Implementation challenges and executive guidance
Professional services ERP implementations often struggle when firms treat the project as a finance system replacement rather than an operating model redesign. The real challenge is aligning sales, delivery, resource management, finance, and leadership around common workflow definitions. If each function preserves its own exceptions, the ERP becomes a reporting layer on top of fragmented processes instead of a platform for operational control.
Executives should begin with a small set of enterprise priorities: improve utilization visibility, reduce billing cycle time, standardize project setup, strengthen margin reporting, and increase forecast accuracy. These priorities should then be translated into process decisions, data standards, and role accountability. Technology configuration should follow the operating model, not the reverse.
- Start with end-to-end workflow mapping from opportunity close to cash collection.
- Define a limited number of standard contract and billing models before system design.
- Clean role, rate, client, and project master data early in the program.
- Pilot with one practice or region, but design reporting dimensions for enterprise scale.
- Measure success using operational KPIs such as invoice cycle time, forecast accuracy, utilization variance, and project margin leakage.

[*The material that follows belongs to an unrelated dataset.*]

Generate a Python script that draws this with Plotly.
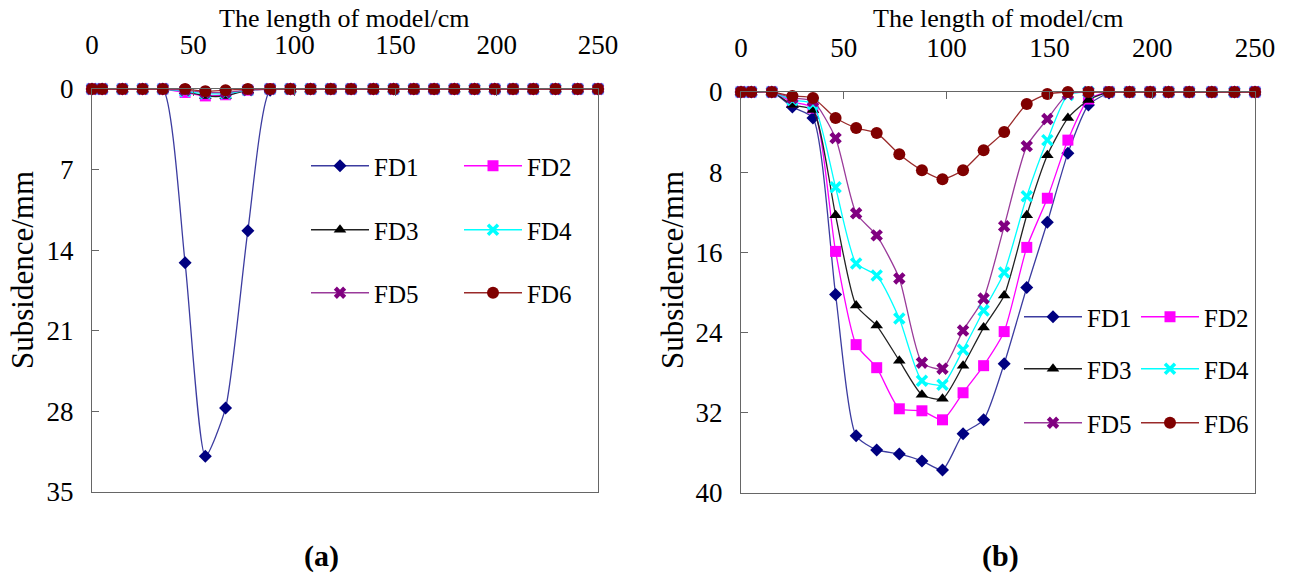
import plotly.graph_objects as go

W, H = 1292, 579

# model length positions (cm)
x_cm = [0, 5, 15, 25, 35, 46, 56, 66, 77, 88, 98, 108, 118, 128, 139, 149, 159, 169, 179, 189, 199, 208, 218, 229, 240, 250]

# subsidence (mm), panel (a)
fd1_a = [0, 0, 0, 0, 0, 15.1, 31.9, 27.7, 12.3, 0.1, 0, 0, 0, 0, 0, 0, 0, 0, 0, 0, 0, 0, 0, 0, 0, 0]
fd2_a = [0, 0, 0, 0, 0, 0.3, 0.6, 0.5, 0.1, 0, 0, 0, 0, 0, 0, 0, 0, 0, 0, 0, 0, 0, 0, 0, 0, 0]
fd3_a = [0, 0, 0, 0, 0, 0.2, 0.6, 0.6, 0.1, 0, 0, 0, 0, 0, 0, 0, 0, 0, 0, 0, 0, 0, 0, 0, 0, 0]
fd4_a = [0, 0, 0, 0, 0, 0.2, 0.4, 0.4, 0.1, 0, 0, 0, 0, 0, 0, 0, 0, 0, 0, 0, 0, 0, 0, 0, 0, 0]
fd5_a = [0, 0, 0, 0, 0, 0.1, 0.3, 0.3, 0.1, 0, 0, 0, 0, 0, 0, 0, 0, 0, 0, 0, 0, 0, 0, 0, 0, 0]
fd6_a = [0, 0, 0, 0, 0, 0.0, 0.2, 0.1, 0, 0, 0, 0, 0, 0, 0, 0, 0, 0, 0, 0, 0, 0, 0, 0, 0, 0]

# subsidence (mm), panel (b)
fd1_b = [0, 0, 0, 1.5, 2.6, 20.2, 34.3, 35.7, 36.1, 36.8, 37.7, 34.1, 32.7, 27.1, 19.5, 13.0, 6.1, 1.3, 0.1, 0, 0, 0, 0, 0, 0, 0]
fd2_b = [0, 0, 0, 1.0, 1.6, 15.9, 25.2, 27.5, 31.6, 31.8, 32.7, 30.0, 27.3, 23.9, 15.5, 10.6, 4.8, 0.7, 0, 0, 0, 0, 0, 0, 0, 0]
fd3_b = [0, 0, 0, 1.3, 1.8, 12.3, 21.3, 23.3, 26.8, 30.2, 30.6, 27.3, 23.5, 20.3, 12.3, 6.3, 2.6, 0.8, 0, 0, 0, 0, 0, 0, 0, 0]
fd4_b = [0, 0, 0, 0.8, 1.2, 9.5, 17.1, 18.3, 22.6, 28.8, 29.2, 25.7, 21.8, 18.0, 10.4, 4.8, 0.3, 0, 0, 0, 0, 0, 0, 0, 0, 0]
fd5_b = [0, 0, 0, 0.6, 0.9, 4.6, 12.1, 14.3, 18.6, 27.0, 27.6, 23.8, 20.6, 13.4, 5.4, 2.7, 0.2, 0, 0, 0, 0, 0, 0, 0, 0, 0]
fd6_b = [0, 0, 0, 0.4, 0.6, 2.6, 3.6, 4.1, 6.2, 7.8, 8.7, 7.8, 5.8, 4.0, 1.2, 0.2, 0, 0, 0, 0, 0, 0, 0, 0, 0, 0]

names = ["FD1", "FD2", "FD3", "FD4", "FD5", "FD6"]
x_ticks = [0, 50, 100, 150, 200, 250]
y_ticks_a = [0, 7, 14, 21, 28, 35]
y_ticks_b = [0, 8, 16, 24, 32, 40]

FONT = "Liberation Serif"

styles = [
    dict(symbol="diamond", size=10, color="#000080", line="#3c3ca0", lw=0),
    dict(symbol="square", size=11, color="#ff00ff", line="#ff00ff", lw=0),
    dict(symbol="triangle-up", size=11, color="#000000", line="#222222", lw=0),
    dict(symbol="x-thin", size=10, color="#00ffff", line="#00ffff", lw=3.5),
    dict(symbol="x", size=11, color="#800080", line="#9a3a9a", lw=0),
    dict(symbol="circle", size=12, color="#800000", line="#9a2a2a", lw=0),
]

series_a = [fd1_a, fd2_a, fd3_a, fd4_a, fd5_a, fd6_a]
series_b = [fd1_b, fd2_b, fd3_b, fd4_b, fd5_b, fd6_b]

fig = go.Figure()


def add_panel(series, xa, ya, legend_offset):
    for i, (nm, vals, st) in enumerate(zip(names, series, styles)):
        marker = dict(symbol=st["symbol"], size=st["size"], color=st["color"])
        if st["lw"]:
            marker["line"] = dict(color=st["color"], width=st["lw"])
        else:
            marker["line"] = dict(width=0)
        leg = "legend" if legend_offset + i == 0 else f"legend{legend_offset + i + 1}"
        fig.add_trace(go.Scatter(
            x=x_cm, y=vals, name=nm, mode="lines+markers",
            xaxis=xa, yaxis=ya, legend=leg,
            line=dict(color=st["line"], width=1.3, shape="spline", smoothing=0.6),
            marker=marker, cliponaxis=False,
        ))


add_panel(series_a, "x", "y", 0)
add_panel(series_b, "x2", "y2", 6)

axis_common = dict(
    showline=True, linecolor="#666666", linewidth=1.3, mirror=True,
    ticks="inside", tickcolor="#666666", ticklen=7, tickwidth=1.3,
    showgrid=False, zeroline=False,
    tickfont=dict(family=FONT, size=27, color="#000000"),
)

xa_dom = [92 / W, 598 / W]
xb_dom = [741 / W, 1255 / W]
ya_dom = [1 - 492 / H, 1 - 89 / H]
yb_dom = [1 - 493 / H, 1 - 92 / H]

layout = dict(
    width=W, height=H,
    margin=dict(l=0, r=0, t=0, b=0, autoexpand=False),
    paper_bgcolor="white", plot_bgcolor="white",
    showlegend=True,
    xaxis=dict(domain=xa_dom, range=[0, 250], tickvals=x_ticks, side="top",
               anchor="y", ticklabelstandoff=23, **axis_common),
    yaxis=dict(domain=ya_dom, range=[35, 0], tickvals=y_ticks_a, anchor="x",
               ticklabelstandoff=12, **axis_common),
    xaxis2=dict(domain=xb_dom, range=[0, 250], tickvals=x_ticks, side="top",
                anchor="y2", ticklabelstandoff=23, **axis_common),
    yaxis2=dict(domain=yb_dom, range=[40, 0], tickvals=y_ticks_b, anchor="x2",
                ticklabelstandoff=12, **axis_common),
)

# legend entries: two columns, three rows in each panel
legend_pos_a = [(306, 166), (459, 166), (306, 230), (459, 230), (306, 293), (459, 293)]
legend_pos_b = [(1019, 317), (1136, 317), (1019, 369), (1136, 369), (1019, 423), (1136, 423)]
for k, (px, py) in enumerate(legend_pos_a + legend_pos_b):
    key = "legend" if k == 0 else f"legend{k + 1}"
    layout[key] = dict(
        x=px / W, y=1 - py / H, xanchor="left", yanchor="middle",
        xref="paper", yref="paper",
        itemwidth=58, bgcolor="rgba(0,0,0,0)", borderwidth=0,
        font=dict(family=FONT, size=25, color="#000000"),
    )

fig.update_layout(**layout)

ann = [
    dict(text="The length of model/cm", x=345 / W, y=1 - 19 / H, size=26),
    dict(text="The length of model/cm", x=998 / W, y=1 - 19 / H, size=26),
    dict(text="Subsidence/mm", x=22 / W, y=1 - 270 / H, textangle=-90, size=31),
    dict(text="Subsidence/mm", x=672 / W, y=1 - 270 / H, textangle=-90, size=31),
]
for a in ann:
    size = a.pop("size")
    fig.add_annotation(xref="paper", yref="paper", xanchor="center", yanchor="middle",
                       showarrow=False, font=dict(family=FONT, size=size, color="#000000"), **a)

for lbl, cx in [("(a)", 321), ("(b)", 1000)]:
    fig.add_annotation(text=f"<b>{lbl}</b>", xref="paper", yref="paper",
                       x=cx / W, y=1 - 556 / H, xanchor="center", yanchor="middle",
                       showarrow=False, font=dict(family=FONT, size=30, color="#000000"))

fig.write_html("out.html")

Change management is also operational, not just communications-based. Project managers, resource managers, consultants, and finance teams need workflows that are practical under real delivery conditions. If time entry takes too long, if approvals are unclear, or if project setup requires excessive manual input, users will create workarounds. The implementation team should therefore test processes against actual service scenarios, including fixed-fee projects, change orders, subcontractor use, and multi-entity billing.
For executive teams, the main objective is not simply system adoption. It is the ability to run the firm with better visibility into capacity, delivery risk, billing readiness, and margin performance. A well-implemented professional services ERP supports that objective by making operational data timely, comparable, and actionable across the enterprise.